His assassination by Lee Harvey Oswald/The CIA/Lyndon Johnson/The FBI/Ted Cruz's Dad/500 others capitulated Kennedy into America Superstar unseen since Lincoln was assassinated

People wrote songs about him.

"Anybody here....seen my old friend John?
  Can you tell me where he's gone?
  He freed a lot of people
  but it seems the good they die young."


John Kennedy had a brother, Robert F. Kennedy, Sr, ("Bobby") who was Kennedy's most trusted advisor and Attorney General.

Lyndon Johnson became President upon the death of President Kennedy. This was a problem because Johnson was, historically speaking, a very homely man.  He had big ears and a big nose. He didn't have a lot of hair. What hair he had, he slicked back with a Vitalis sixty-second workout   Robert Kennedy hated him.

There was a war going on back then. It was called The Vietnam War. You may have heard about it. It was in all the papers.

Johnson decided not to run for re-election in 1968 so Bobby Kennedy jumped in the race.  It looked like he was going to win the Democratic party's nomination for President. But, and stop me if you heard it, Bobby was shot and killed, too.

Next in line for the Kennedys was the youngest brother, Edward ("Teddy") Kennedy.  However, Teddy drove a car off a bridge into a tidal pond. Teddy got out of the car and swam to safety. Unfortunately, a young woman named Mary Jo Kopechne was trapped in the car and drowned. Teddy didn't inform the police until about 8 hours later because he forgot.

That happened in 1969 and Teddy did not run for President until 1980, when he ran against President Jimmy Carter.  

The Kennedy Magic was pretty much spent by then and Teddy could not beat President Jimmy even though you had high inflation, unemployment, and 44 hostages in Iran.

Here we are, forty years later, and Robert Kennedy, Jr. has decided to run against President Pea-paw for the Democratic nomination.

Kennedy is for, per his website, "Honest Government".*  

He says, "A democratic government is supposed to be of, by, and for the people. But government institutions have betrayed our trust. The intelligence agencies spy on our own people. Government and tech platforms conspire to surveil and censor the public. Regulatory agencies have been captured by those they are supposed to regulate: Wall Street controls the SEC. Polluters and extractive industries dominate the EPA and BLM. Pharma controls the CDC, NIH, and FDA. Big Ag controls the USDA. Big Tech has captured the FTC. No wonder trust in government is at all-time lows. It’s time to earn it back."

He wants to "Heal The Divide." His website states, "Robert F. Kennedy, Jr. has clear positions on most of today’s divisive trigger issues like abortion, guns, and immigration, but he knows that both sides have legitimate concerns and legitimate moral positions."    

Sounds good, right?

Also, and this is totally irrelevant, Kennedy is married to Cheryl Hines who plays Larry David's ex-wife in "Curb Your Enthusiasm".  In the eyes of this political commentator, she's pretty cute.

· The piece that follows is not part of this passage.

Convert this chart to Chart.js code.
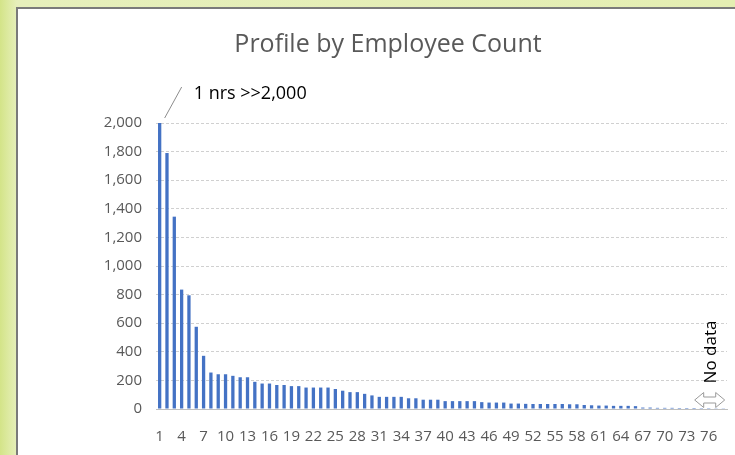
<!DOCTYPE html>
<html>
<head>
<meta charset="utf-8">
<script src="https://cdn.jsdelivr.net/npm/chart.js@4.4.0/dist/chart.umd.min.js"></script>
<style>
    html, body { margin: 0; padding: 0; }
    body {
        width: 735px; height: 455px; overflow: hidden; position: relative;
        background: linear-gradient(90deg, #d3e488 0px, #dfeba6 10px, #e6efbb 17px, #e4eeb2 100%);
    }
    #panel {
        position: absolute; left: 16px; top: 7px; width: 740px; height: 470px;
        background: #fff; border: 2px solid #7a7a7a; box-sizing: border-box;
    }
    #wrap { position: absolute; left: 0; top: 0; width: 735px; height: 455px; }
</style>
</head>
<body>
<div id="panel"></div>
<div id="wrap"><canvas id="grafica"></canvas></div>
<script>
// Numero de empleados (categorias)
const categorias = [];
for (let i = 1; i <= 78; i++) categorias.push(String(i));

// Cantidad de perfiles por categoria
const perfiles = [
    2000, 1790, 1345, 835, 795, 575, 372, 255, 243, 243,
    232, 222, 222, 190, 178, 178, 168, 168, 160, 160,
    150, 150, 150, 150, 140, 128, 118, 118, 106, 95,
    85, 85, 85, 85, 75, 75, 65, 65, 65, 55,
    55, 55, 55, 55, 48, 45, 45, 45, 38, 38,
    36, 35, 35, 35, 35, 35, 33, 33, 28, 26,
    24, 24, 22, 22, 22, 20, 10, 10, 8, 8,
    8, 7, 7, 7, 6, 6, 5, 5
];

// Etiquetas del eje y
const ticksY = [0, 200, 400, 600, 800, 1000, 1200, 1400, 1600, 1800, 2000];

const fuente = '"Open Sans", Lato, sans-serif';

//Anotaciones: "1 nrs >>2,000" y "No data"
const anotaciones = {
    id: 'anotaciones',
    afterDraw(chart) {
        const ctx = chart.ctx;
        const x = chart.scales.x;
        const y = chart.scales.y;
        ctx.save();

        // linea y texto sobre la primera barra
        const x1 = x.getPixelForValue(0);
        const yTop = y.getPixelForValue(perfiles[0]);
        ctx.strokeStyle = '#8c8c8c';
        ctx.lineWidth = 1;
        ctx.beginPath();
        ctx.moveTo(x1 + 5, yTop - 5);
        ctx.lineTo(x1 + 22, yTop - 36);
        ctx.stroke();
        ctx.fillStyle = '#000';
        ctx.font = '18px ' + fuente;
        ctx.textAlign = 'left';
        ctx.textBaseline = 'middle';
        ctx.fillText('1 nrs >>2,000', x1 + 34, yTop - 29);

        // flecha doble y texto vertical
        const xa = x.getPixelForValue(75) + 1;
        const ya = y.getPixelForValue(0) - 9;
        ctx.beginPath();
        ctx.moveTo(xa - 15, ya);
        ctx.lineTo(xa - 6, ya - 7.5);
        ctx.lineTo(xa - 6, ya - 3);
        ctx.lineTo(xa + 6, ya - 3);
        ctx.lineTo(xa + 6, ya - 7.5);
        ctx.lineTo(xa + 15, ya);
        ctx.lineTo(xa + 6, ya + 7.5);
        ctx.lineTo(xa + 6, ya + 3);
        ctx.lineTo(xa - 6, ya + 3);
        ctx.lineTo(xa - 6, ya + 7.5);
        ctx.closePath();
        ctx.fillStyle = '#fff';
        ctx.fill();
        ctx.strokeStyle = '#9a9a9a';
        ctx.stroke();

        ctx.translate(xa + 1, ya - 48);
        ctx.rotate(-Math.PI / 2);
        ctx.fillStyle = '#000';
        ctx.font = '17px ' + fuente;
        ctx.textAlign = 'center';
        ctx.textBaseline = 'middle';
        ctx.fillText('No data', 0, 0);
        ctx.restore();
    }
};

const grafica = document.getElementById('grafica').getContext('2d');
const chart = new Chart(grafica, {
    type: 'bar',
    data: {
        labels: categorias,
        datasets: [{
            label: 'Perfiles',
            data: perfiles,
            backgroundColor: '#4472c4',
            barPercentage: 0.45,
            categoryPercentage: 1
        }]
    },
    options: {
        responsive: true,
        maintainAspectRatio: false,
        animation: false,
        layout: { padding: { left: 49, right: 8, top: 0, bottom: 0 } },
        plugins: {
            legend: { display: false },
            tooltip: { enabled: false },
            title: {
                display: true,
                text: 'Profile by Employee Count',
                color: '#595959',
                font: { family: fuente, size: 25, weight: 'normal' },
                padding: { top: 30, bottom: 63 }
            }
        },
        scales: {
            x: {
                grid: { display: false, drawTicks: false },
                border: { display: true, color: '#bfbfbf', width: 1 },
                ticks: {
                    autoSkip: false,
                    maxRotation: 0,
                    padding: 19,
                    color: '#595959',
                    font: { family: fuente, size: 15 },
                    callback: (v, i) => (i % 3 === 0 ? categorias[i] : '')
                },
                afterFit: (s) => { s.height = 46; s.paddingRight = 0; s.paddingLeft = 0; }
            },
            y: {
                min: 0,
                max: 2000,
                afterBuildTicks: (s) => { s.ticks = ticksY.map(v => ({ value: v })); },
                grid: { color: '#d0d0d0', drawTicks: false },
                border: { display: false, dash: [3, 2] },
                ticks: {
                    padding: 14,
                    color: '#595959',
                    font: { family: fuente, size: 15 },
                    callback: (v) => v.toLocaleString('en-US')
                },
                afterFit: (s) => { s.width = 107; }
            }
        }
    },
    plugins: [anotaciones]
});
</script>
</body>
</html>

Well, he's got a couple of problems.

One, while he is younger than Biden, he's no spring chicken. He's sixty-nine years old.  The younger Gen Z-ish Democrats won't trade-in one Boomer for another.

Two, he anti-vax.

During the bad old days of Covid, we had daily arguments about the Covid vaccine. It was produced rather rapidly, and when it was introduced, Trump was still President, so you had Democrats saying they were scared of taking a "jab".   

Then Biden became President, and you had Democrats loudly proclaiming they were for the vaccine, science, and supported the President's effort to make taking the vaccine a condition of your employment, even if you didn't work in health care and it made you grow another ear.

But Kennedy has been consistent. He doesn't like any vaccines, including the ones babies get, because he says it causes autism. 

Still, this gives him a cuckoo for Cocoa Puffs image and this doesn't fit within the current framework of the Democratic Party primary voters half of which confuse Bobby Kennedy with Bobby Brady.

While there are a lot of people who would like a Camelot reboot, this seems like a reboot Hollywood trots which has Pete Davidson playing Indiana Jones.  It seems like a good idea at the time, but that time has gone.

 


 

*Just once I would love to see a politician claim to be in favor of "Dishonest Government".  "More Money For Me" could be his campaign slogan.